Was this killing machine what would have shown up on Halloween if I’d dialed IYD then? I couldn’t see it being any use against the LM and the Fae Princes, but if I’d summoned it during the riots, or even shortly after instead of holing up in the church, it certainly could have cleared my path and led me somewhere safe, where the LM might never have found me.
I examined it. It stared back through matted, bloodied hair. Rage blazed in its gaze, and something wilder, more frightening. It took me a moment to realize it was madness. The thing was one link in a chain away from total insanity.
It had to be IYD. There was no other explanation for it. How had Barrons captured the thing? How did he make it obey him? How had he kept it from killing him? By mystical means? As usual where Barrons was concerned, I had nothing but questions and no answers. When I was finally back in my own world, he wasn’t getting out of answering some. I knew what he kept beneath his garage now, and I wanted to know more.
As I studied its savage face, the eyes deep with psychotic rage, its powerful body built for killing, I realized I was no longer afraid of it. I knew in my bones the thing was not going to kill me. It was going to slaughter and decimate every living thing around me, and piss, and probably collect anything of mine I was careless enough to let get away from me. It might even want to kill me, but it wouldn’t, because it was IYD and its sole purpose was to make sure I didn’t die.

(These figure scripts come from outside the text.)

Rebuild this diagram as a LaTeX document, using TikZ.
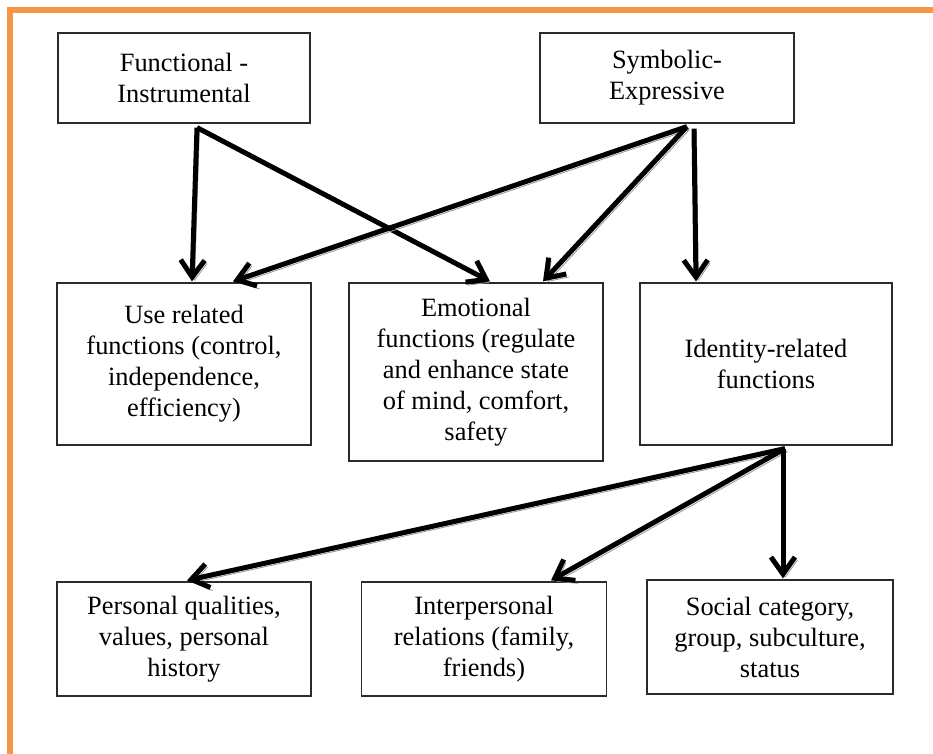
\documentclass[tikz,border=0pt]{standalone}
\usepackage{fontspec}
\setmainfont{Liberation Serif}
\newfontfamily\boxfont{Liberation Serif}
\usetikzlibrary{arrows.meta, calc}
\definecolor{frameorange}{HTML}{F79646}
\definecolor{boxline}{HTML}{2B2B2B}
\definecolor{shadegray}{HTML}{959595}
\tikzset{
  block/.style 2 args={draw=boxline, line width=0.6pt, align=center, inner sep=0pt,
              minimum width=#1*0.5pt, minimum height=#2*0.5pt,
              font=\boxfont\fontsize{13.2}{15.5}\selectfont},
  link/.style={-{Straight Barb[length=8.5pt, width=12pt]}, line width=2.5pt, draw=black,
               preaction={draw=shadegray, transform canvas={xshift=1.2pt, yshift=-1.5pt}}},
  frame/.style={draw=frameorange, line width=3pt},
}

\begin{document}
\begin{tikzpicture}[x=0.5pt, y=-0.5pt]
  \useasboundingbox (0,0) rectangle (933,754);
  \draw[frame] (10,760) -- (10,10) -- (940,10);

  % top row
  \node (func)  [block={252}{90}]  at (184,78)  {Functional -\\Instrumental};
  \node (symb)  [block={254}{90}]  at (667,78)  {Symbolic-\\Expressive};
  % middle row
  \node (use)   [block={254}{162}] at (184,364) {Use related\\functions (control,\\independence,\\efficiency)};
  \node (emo)   [block={254}{178}] at (476,372) {Emotional\\functions (regulate\\and enhance state\\of mind, comfort,\\safety};
  \node (ident) [block={252}{162}] at (766,364) {Identity-related\\functions};
  % bottom row
  \node (pers)  [block={254}{114}] at (184,639) {Personal qualities,\\values, personal\\history};
  \node (inter) [block={245}{114}] at (484,639) {Interpersonal\\relations (family,\\friends)};
  \node (soc)   [block={246}{114}] at (770,637) {Social category,\\group, subculture,\\status};

  \coordinate (ftail) at ($(func.south)+(13,4)$);
  \coordinate (stail) at ($(symb.south)+(20,3)$);
  \coordinate (itail) at ($(ident.south)+(19,3)$);

  \draw[link] (ftail) -- ($(use.north)+(8,-1)$);
  \draw[link] (ftail) -- ($(emo.north)+(14,-1)$);
  \draw[link] (stail) -- ($(use.north)+(49,-1)$);
  \draw[link] (stail) -- ($(emo.north)+(67,-1)$);
  \draw[link] ($(symb.south)+(27,5)$) -- ($(ident.north)+(-70,-1)$);
  \draw[link] (itail) -- ($(pers.north)+(3,-1)$);
  \draw[link] (itail) -- ($(inter.north)+(67,-1)$);
  \draw[link] ($(ident.south)+(17,3)$) -- ($(soc.north)+(13,-1)$);
\end{tikzpicture}
\end{document}
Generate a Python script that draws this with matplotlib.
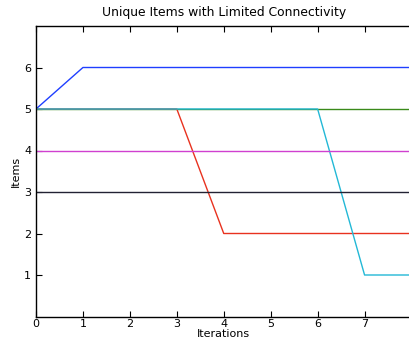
import matplotlib
matplotlib.use("Agg")
import matplotlib.pyplot as plt

iterations = [0, 1, 2, 3, 4, 5, 6, 7, 8]
series = [
    ("b", [5, 6, 6, 6, 6, 6, 6, 6, 6]),
    ("g", [5, 5, 5, 5, 5, 5, 5, 5, 5]),
    ("r", [5, 5, 5, 5, 2, 2, 2, 2, 2]),
    ("c", [5, 5, 5, 5, 5, 5, 5, 1, 1]),
    ("m", [4, 4, 4, 4, 4, 4, 4, 4, 4]),
    ("k", [3, 3, 3, 3, 3, 3, 3, 3, 3]),
]
colors = {"b": "#1f3fff", "g": "#3a8a1a", "r": "#e8321f", "c": "#22b8d6",
          "m": "#d040d0", "k": "#222233"}

fig = plt.figure(figsize=(4.09, 3.41), dpi=100)
# right spine sits just past the figure edge, as in the reference
ax = fig.add_axes([36 / 409, 24.5 / 341, 375.5 / 409, 290.5 / 341])

for key, vals in series:
    ax.plot(iterations, vals, color=colors[key], linewidth=1.0)

ax.set_xlim(0, 8)
ax.set_ylim(0, 7)
ax.set_xticks(iterations)
ax.set_yticks([1, 2, 3, 4, 5, 6])
ax.tick_params(direction="in", top=True, right=False, labelsize=8, length=4)
ax.tick_params(axis="x", pad=2)
for s in ax.spines.values():
    s.set_linewidth(1.0)
ax.set_title("Unique Items with Limited Connectivity", fontsize=8.9, pad=7)
ax.set_xlabel("Iterations", fontsize=8, labelpad=0)
ax.set_ylabel("Items", fontsize=8, labelpad=2)

fig.savefig("out.png", dpi=100)
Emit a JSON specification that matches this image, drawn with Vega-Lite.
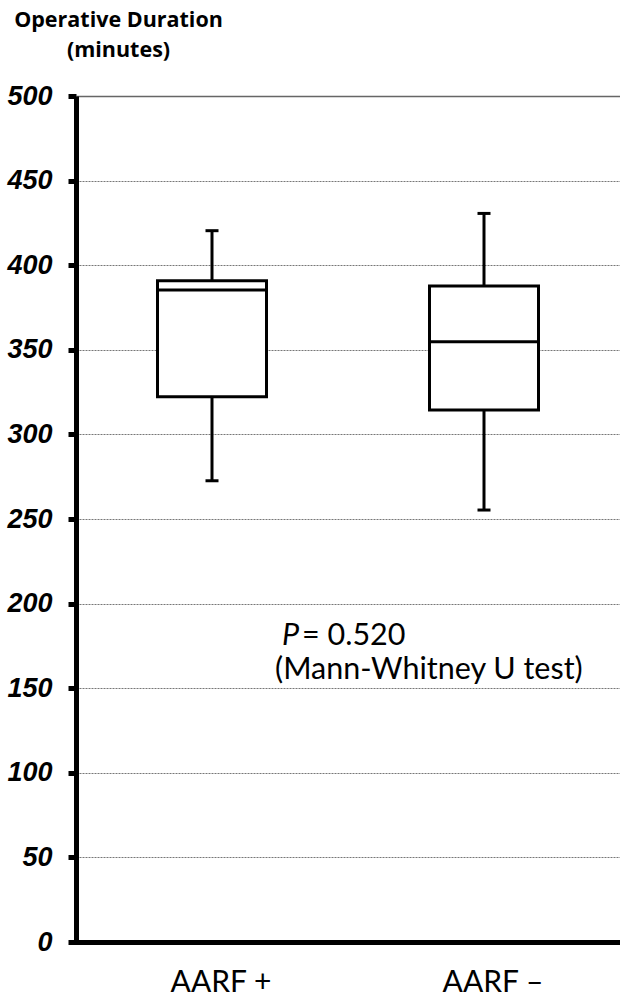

I felt like half the weight of the world had just slid from my shoulders. I could do this. I had a weapon I hadn’t known about: a guardian demon. It occurred to me that I didn’t even need to retrieve my stones. Barrons could get them when he showed up. There went another quarter of the world off my back.
I got on with my search for food. The monster trailed me most of the time. Occasionally something rustled in the distance, and it would tear off through the trees. I began to hold my ears when that happened. I love animals and hated that it was killing everything. I wished Barrons could have taught it to discriminate.
I found berries in the undergrowth and nuts on low-hanging branches in a grove of slender silvery-barked trees. After I gorged, I gathered them, tying as many of the sweet nuts into my hobo pouch as I could. In a gentle brook, I found fish eggs. A big yuck, but protein nonetheless.
Mid-morning, the monster herded me back toward the river, then began snarling and snapping at me, driving me upstream. I figured it had some Barrons-esque agenda.